Teaching your dog how to go to a designated spot, like a bed or a mat, and stay there until released is one of the most useful skills that he can learn. It’s a great way to ask your dog to stay out from underfoot and can be used in a wide variety of situations, like when you’re eating dinner, greeting guests at the front door, going to the vet, going on an outing to a coffee shop, the list can go on for miles. Have an excitable dog? This behaviour can be used to teach him how to settle and relax, regardless of what is happening around him. Have a fearful or anxious dog? The mat can become his “safe spot” where strange people and dogs are not allowed to bother him. Once your dog has mastered this skill, you can bring the mat with you pretty much anywhere to help your dog stay calm and focused on you.

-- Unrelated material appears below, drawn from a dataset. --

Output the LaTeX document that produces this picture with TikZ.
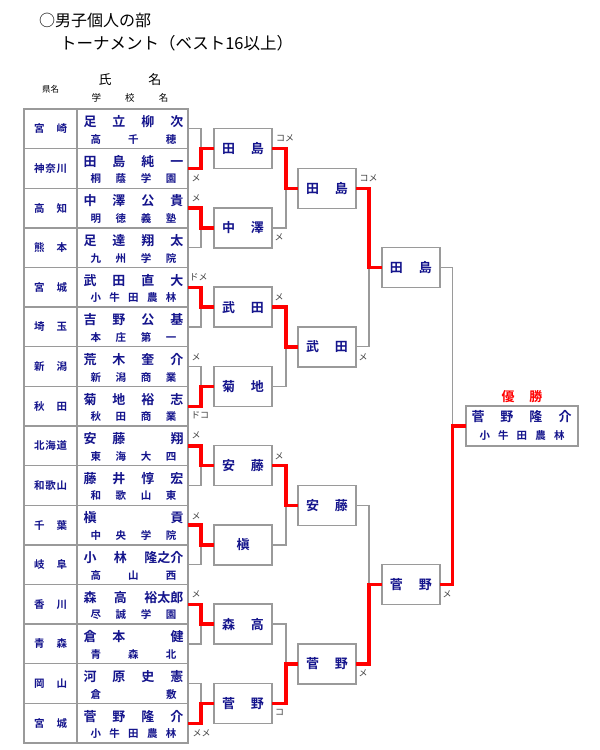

How to Train Go to the Mat

The goal of this behaviour is to teach the dog to find the mat from several feet away, get all 4 feet on it, lie down, and then stay there until released. That is a lot to ask all at once, so it’s easiest to break this behaviour down into several different components.

Finding the Mat                                                                                  

The first step in teaching Go to the Mat is to teach your dog to find the mat with his feet. This sounds easy, but it can be the trickiest part of the behaviour for many owners to teach. Before you begin, make sure that your supplies are organised for easy access. You will need: your dog’s favourite treats, a clicker, and a mat/towel/blanket (it can be anything that travels easily). Find a quiet location to begin with – you don’t want to have to compete for your dog’s attention when you first start training any behaviour.

Start by fluffing the mat out on the floor in front of your dog. Click for any interaction with the mat (looking at it, moving towards it, sniffing it, stepping on it, etc.). Drop the treats onto the mat. You want the dog’s focus to be down and on this new object that he’s interacting with. Continue dropping treats for about 5 seconds, and then release your dog away from the mat by saying “ok” and tossing a treat away for him to chase. Be ready to click and start dropping treats as soon as your dog comes back to check out the mat again. When your dog is coming back to the mat and getting all 4 feet onto the mat every time, you are ready to move on to the next step.

Lying Down on the Mat

Let your dog find the mat and then reward him once he gets all four feet on it. While he’s on the mat, crouch down in front of him and stare at the floor. You can use a treat to lure him into a down position the first couple of times, but try to wait for him to figure it out on his own. As soon as he lies down, click and then drop a treat on the ground in between his front paws. When your dog is lying down quickly and consistently while you are crouching on the floor in front of him, gradually move your body into a standing position.

Adding the Cue

Once your dog is reliably finding the mat and then immediately lying down once he gets there, you’re ready to put this behaviour on cue. When you are naming any behaviour for your dog, you are going to say your cue while the dog is performing the behaviour.

Fluff the mat out on the floor in front of your dog. As soon as he starts to move onto the mat, say “go to the mat” and then click and drop a treat once he lays all the way down (belly and elbows touching the ground!). Repeat this game several times a day and in different locations to ensure that your dog will generalise this cue.

If you are having trouble with anything in the training process, find a professional trainer in your area that specialises in positive reinforcement to help you get your dog up to speed. With a little practice, most dogs figure out this game and learn the cue very quickly. Once your dog understands Go to the Mat at home, you are ready to take in on the road and enjoy lots of fun, peaceful outings with him!